Ketika itu saya berpikir, kenapa pemerintah daerah tidak memikirkan program jagung di NTT yang mayoritas masyarakatnya, dari sisi kultur pertanian maupun konsumsi pangan, jagung bukan hal baru? Pikiran lainnya bahwa dengan adanya program jagung di NTT maka produksi jagung akan meningkat dan pemenuhan kebutuhan pangan masyarakat akan menguat sehingga masalah kurang gizi dan busur lapar di NTT dapat dieliminir. 

Program ini patut disambut dengan gembira karena pemerintah daerah peduli dengan kepentingan daerah dan masyarakat. Namun, di satu sisi masih ada keraguan karena walaupun tujuan program ini mulia, belum tentu efektif pencapaiannya. Rumusan program bisa bagus, tetapi implementasinya bisa lemah sehingga menghambat pencapaian tujuan yang diinginkan. 

Keraguan ini muncul karena alasan teoritis maupun empiris. Secara teoritis, sejumlah ahli kebijakan publik mengatakan bahwa setiap kebijakan pemerintah apa pun pasti mengandung risiko kegagalan. Bahkan Hogwood dan Gunn (1974) menjelaskan dua kategori kegagalan kebijakan atau policy failure yaitu non implementation (tidak terimplementasikan) dan unsuccessful implementation (implementasi yang tidak berhasil). Non implementation berarti suatu kebijakan tidak dilaksanakan sesuai rencana, karena tidak ada kerjasama atau pihak-pihak yang terlibat tidak bekerja secara efisien, atau tidak menguasai permasalahan. Unsuccessful implementation berarti suatu kebijakan telah dilaksanakan sesuai rencana, namun tidak berhasil mencapai tujuan karena kondisi eksternal yang tidak menguntungkan (misalnya, bencana alam dan sebagainya). Biasanya kebijakan gagal karena faktor-faktor seperti : pelaksanaannya jelek (bad execution), kebijakannya sendiri memang jelek (bad policy), atau kebijakan itu memang bernasib jelek (bad luck). 

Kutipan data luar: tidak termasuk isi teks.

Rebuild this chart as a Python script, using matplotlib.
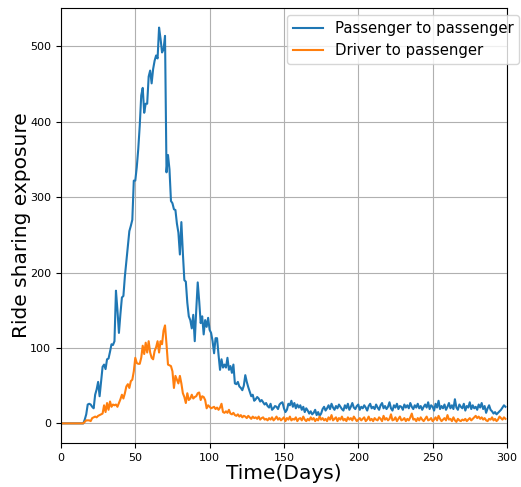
import numpy as np
import matplotlib
matplotlib.use("Agg")
import matplotlib.pyplot as plt

# daily exposure counts, day 0..299
p2p = ([0] * 16 +
       [5, 12, 25, 26, 25, 22, 20, 38, 45, 55,
        36, 55, 75, 78, 72, 85, 86, 95, 105, 104,
        109, 176, 150, 120, 145, 167, 169, 195, 215, 235,
        255, 262, 270, 322, 322, 340, 364, 395, 435, 445,
        412, 424, 424, 460, 468, 451, 470, 481, 488, 484,
        525, 510, 492, 496, 514, 333, 356, 337, 295, 292,
        284, 283, 265, 253, 224, 267, 226, 190, 188, 160,
        142, 137, 126, 144, 109, 150, 187, 162, 133, 142,
        118, 137, 128, 140, 124, 120, 109, 93, 113, 113,
        91, 71, 85, 74, 78, 74, 87, 71, 76, 67,
        78, 53, 52, 55, 49, 47, 44, 50, 64, 55,
        48, 42, 36, 38, 30, 32, 35, 33, 29, 31,
        28, 25, 27, 23, 21, 26, 18, 20, 23, 22,
        19, 25, 27, 28, 20, 15, 18, 26, 24, 30,
        22, 27, 20, 25,
        21, 24, 18, 22, 15, 20, 17, 13, 16, 12,
        14, 18, 11, 15, 10, 13, 19, 22, 17, 20,
        24, 19, 26, 21, 18, 23, 20, 25, 22, 19,
        17, 24, 20, 26, 18, 22, 27, 21, 19, 23,
        25, 18, 22, 20, 24, 21, 17, 23, 26, 20,
        22, 19, 25, 21, 18, 24, 27, 20, 23, 19,
        22, 28, 20, 17, 24, 21, 26, 19, 23, 22,
        18, 25, 21, 24, 20, 27, 22, 19, 24, 21,
        26, 20, 23, 18, 22, 25, 21, 28, 19, 24,
        22, 17, 26, 21, 30, 19, 23, 20, 25, 18,
        22, 27, 20, 24, 19, 32, 21, 18, 25, 22,
        20, 26, 17, 23, 21, 28, 19, 24, 20, 22,
        18, 25, 21, 27, 19, 23, 14, 20, 24, 18,
        16, 13, 15, 12, 14, 16, 18, 21, 24, 22])

d2p = ([0] * 16 +
       [2, 4, 4, 4, 3, 7, 8, 9, 8, 10,
        11, 12, 13, 24, 15, 27, 18, 29, 22, 25,
        24, 25, 22, 27, 32, 38, 33, 40, 49, 52,
        47, 56, 58, 69, 87, 80, 79, 79, 87, 103,
        92, 107, 94, 109, 94, 87, 85, 96, 101, 109,
        94, 109, 105, 123, 130, 105, 78, 77, 76, 69,
        47, 63, 58, 53, 63, 53, 40, 35, 27, 40,
        31, 33, 38, 33, 35, 36, 40, 41, 31, 36,
        35, 31, 20, 24, 22, 20, 21, 22, 19, 21,
        18, 21, 26, 15, 14, 16, 14, 18, 13, 12,
        14, 11, 10, 12, 9,
        11, 8, 10, 9, 7, 10, 8, 6, 9, 7,
        8, 6, 9, 5, 7, 8, 5, 6, 4, 7,
        5, 8, 4, 6, 9, 5, 7, 4, 6, 8,
        3, 7, 5, 9, 4, 6, 5, 8, 3, 6,
        7, 4, 9, 5, 3, 6, 4, 8, 5, 7,
        3, 6, 4, 9, 5, 7, 4, 6, 3, 8,
        5, 11, 4, 6, 8, 3, 7, 5, 9, 4,
        6, 3, 8, 5, 7, 4, 9, 6, 3, 5,
        7, 4, 6, 8, 3, 5, 9, 4, 6, 3,
        7, 5, 4, 8, 6, 3, 10, 5, 7, 4,
        6, 12, 4, 5, 8, 3, 6, 9, 4, 5,
        7, 3, 6, 4, 8, 13, 5, 6, 3, 7,
        4, 8, 5, 3, 6, 9, 4, 5, 7, 3,
        5, 8, 4, 10, 6, 3, 5, 7, 4, 11,
        5, 6, 3, 8, 4, 2, 6, 4, 3, 5,
        4, 6, 3, 5, 7, 4, 6, 8, 10, 7,
        9, 6, 8, 5, 7, 4, 3, 6, 5, 8,
        4, 6, 3, 5, 9, 7, 5, 8, 6])

days = np.arange(len(p2p))

fig = plt.figure(figsize=(5.21, 4.87), dpi=100)
ax = fig.add_axes([0.117, 0.090, 0.856, 0.894])
ax.plot(days, p2p, color="#1f77b4", lw=1.5, label="Passenger to passenger")
ax.plot(days, d2p, color="#ff7f0e", lw=1.5, label="Driver to passenger")
ax.set_xlim(0, 300)
ax.grid(True, color="#b0b0b0", lw=0.8)
ax.tick_params(labelsize=8)
ax.set_xlabel("Time(Days)", fontsize=14.5, labelpad=1)
ax.set_ylabel("Ride sharing exposure", fontsize=14.5)
ax.yaxis.set_label_coords(-0.067, 0.5)
ax.legend(loc="upper right", bbox_to_anchor=(0.997, 0.969),
          bbox_transform=fig.transFigure, fontsize=10.7, borderaxespad=0)

fig.savefig("out.png", dpi=100)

Secara empiris, kenyataan membuktikan bahwa sejumlah program pemerintah gagal mewujudkan tujuan yang diharapkan. Padahal, program itu telah dirancang dengan baik di mana tujuan, sasaran, prosedur pelaksanaan, standar dan indikator-indikator pencapaian tujuan telah ditetapkan secara jelas. Salah satu contohnya, program asuransi kesehatan keluarga miskin (askeskin), yang pelaksanaannya dalam tahun 2007 menemui banyak masalah krusial seperti ketidakakuratan data peserta, keterlambatan penerbitan dan distribusi kartu peserta, penyalahgunaan hak atas fasilitas askeskin oleh banyak keluarga tidak miskin hanya untuk bebas dari kewajiban membayar rumah sakit, keterlambatan pencairan dana sehingga proses pelayanan kesehatan di rumah sakit terganggu, rendahnya kualitas pelayanan kesehatan, dan sebagainya. Walaupun demikian, ada juga program pemerintah yang berhasil mewujudkan tujuannya. Misalnya, program jagung di Propinsi Gorontalo.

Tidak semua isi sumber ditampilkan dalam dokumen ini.